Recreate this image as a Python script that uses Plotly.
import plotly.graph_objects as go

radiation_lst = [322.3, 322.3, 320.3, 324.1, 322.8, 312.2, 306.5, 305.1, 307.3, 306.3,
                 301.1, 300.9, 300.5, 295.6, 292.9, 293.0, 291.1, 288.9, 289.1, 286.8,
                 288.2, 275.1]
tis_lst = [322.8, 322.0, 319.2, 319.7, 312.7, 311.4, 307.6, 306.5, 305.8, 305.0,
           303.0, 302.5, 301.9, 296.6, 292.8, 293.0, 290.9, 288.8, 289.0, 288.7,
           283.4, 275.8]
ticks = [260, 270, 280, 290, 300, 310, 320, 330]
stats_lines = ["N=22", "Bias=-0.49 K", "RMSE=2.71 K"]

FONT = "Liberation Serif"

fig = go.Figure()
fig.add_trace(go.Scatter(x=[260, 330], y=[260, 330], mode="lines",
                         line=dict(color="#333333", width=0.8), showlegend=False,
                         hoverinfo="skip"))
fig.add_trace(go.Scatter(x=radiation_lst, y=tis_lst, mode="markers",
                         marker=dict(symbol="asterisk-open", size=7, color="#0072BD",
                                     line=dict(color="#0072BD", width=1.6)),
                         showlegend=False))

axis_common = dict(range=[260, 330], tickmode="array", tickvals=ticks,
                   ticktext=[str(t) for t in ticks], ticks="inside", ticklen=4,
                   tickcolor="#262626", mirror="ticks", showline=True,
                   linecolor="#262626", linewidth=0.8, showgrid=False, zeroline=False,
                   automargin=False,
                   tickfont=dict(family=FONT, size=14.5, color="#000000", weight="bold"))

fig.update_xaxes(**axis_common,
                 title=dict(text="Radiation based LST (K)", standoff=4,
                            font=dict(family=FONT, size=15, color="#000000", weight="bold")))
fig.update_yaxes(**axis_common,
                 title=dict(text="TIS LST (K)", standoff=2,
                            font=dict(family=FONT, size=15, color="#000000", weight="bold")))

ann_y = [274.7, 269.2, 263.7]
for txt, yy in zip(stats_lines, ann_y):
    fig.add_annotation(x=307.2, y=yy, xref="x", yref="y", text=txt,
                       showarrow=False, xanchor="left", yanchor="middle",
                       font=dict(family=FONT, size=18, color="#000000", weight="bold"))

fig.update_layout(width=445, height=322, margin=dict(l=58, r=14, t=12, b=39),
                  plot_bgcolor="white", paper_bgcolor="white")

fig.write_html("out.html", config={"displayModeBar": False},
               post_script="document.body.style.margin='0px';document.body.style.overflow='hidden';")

· · ·

● **Task requirements**: Output every line above without altering anything.

● **Full solution**:
Recreate this image as a Python script that uses Plotly.
import plotly.graph_objects as go

radiation_lst = [322.3, 322.3, 320.3, 324.1, 322.8, 312.2, 306.5, 305.1, 307.3, 306.3,
                 301.1, 300.9, 300.5, 295.6, 292.9, 293.0, 291.1, 288.9, 289.1, 286.8,
                 288.2, 275.1]
tis_lst = [322.8, 322.0, 319.2, 319.7, 312.7, 311.4, 307.6, 306.5, 305.8, 305.0,
           303.0, 302.5, 301.9, 296.6, 292.8, 293.0, 290.9, 288.8, 289.0, 288.7,
           283.4, 275.8]
ticks = [260, 270, 280, 290, 300, 310, 320, 330]
stats_lines = ["N=22", "Bias=-0.49 K", "RMSE=2.71 K"]

FONT = "Liberation Serif"

fig = go.Figure()
fig.add_trace(go.Scatter(x=[260, 330], y=[260, 330], mode="lines",
                         line=dict(color="#333333", width=0.8), showlegend=False,
                         hoverinfo="skip"))
fig.add_trace(go.Scatter(x=radiation_lst, y=tis_lst, mode="markers",
                         marker=dict(symbol="asterisk-open", size=7, color="#0072BD",
                                     line=dict(color="#0072BD", width=1.6)),
                         showlegend=False))

axis_common = dict(range=[260, 330], tickmode="array", tickvals=ticks,
                   ticktext=[str(t) for t in ticks], ticks="inside", ticklen=4,
                   tickcolor="#262626", mirror="ticks", showline=True,
                   linecolor="#262626", linewidth=0.8, showgrid=False, zeroline=False,
                   automargin=False,
                   tickfont=dict(family=FONT, size=14.5, color="#000000", weight="bold"))

fig.update_xaxes(**axis_common,
                 title=dict(text="Radiation based LST (K)", standoff=4,
                            font=dict(family=FONT, size=15, color="#000000", weight="bold")))
fig.update_yaxes(**axis_common,
                 title=dict(text="TIS LST (K)", standoff=2,
                            font=dict(family=FONT, size=15, color="#000000", weight="bold")))

ann_y = [274.7, 269.2, 263.7]
for txt, yy in zip(stats_lines, ann_y):
    fig.add_annotation(x=307.2, y=yy, xref="x", yref="y", text=txt,
                       showarrow=False, xanchor="left", yanchor="middle",
                       font=dict(family=FONT, size=18, color="#000000", weight="bold"))

fig.update_layout(width=445, height=322, margin=dict(l=58, r=14, t=12, b=39),
                  plot_bgcolor="white", paper_bgcolor="white")

fig.write_html("out.html", config={"displayModeBar": False},
               post_script="document.body.style.margin='0px';document.body.style.overflow='hidden';")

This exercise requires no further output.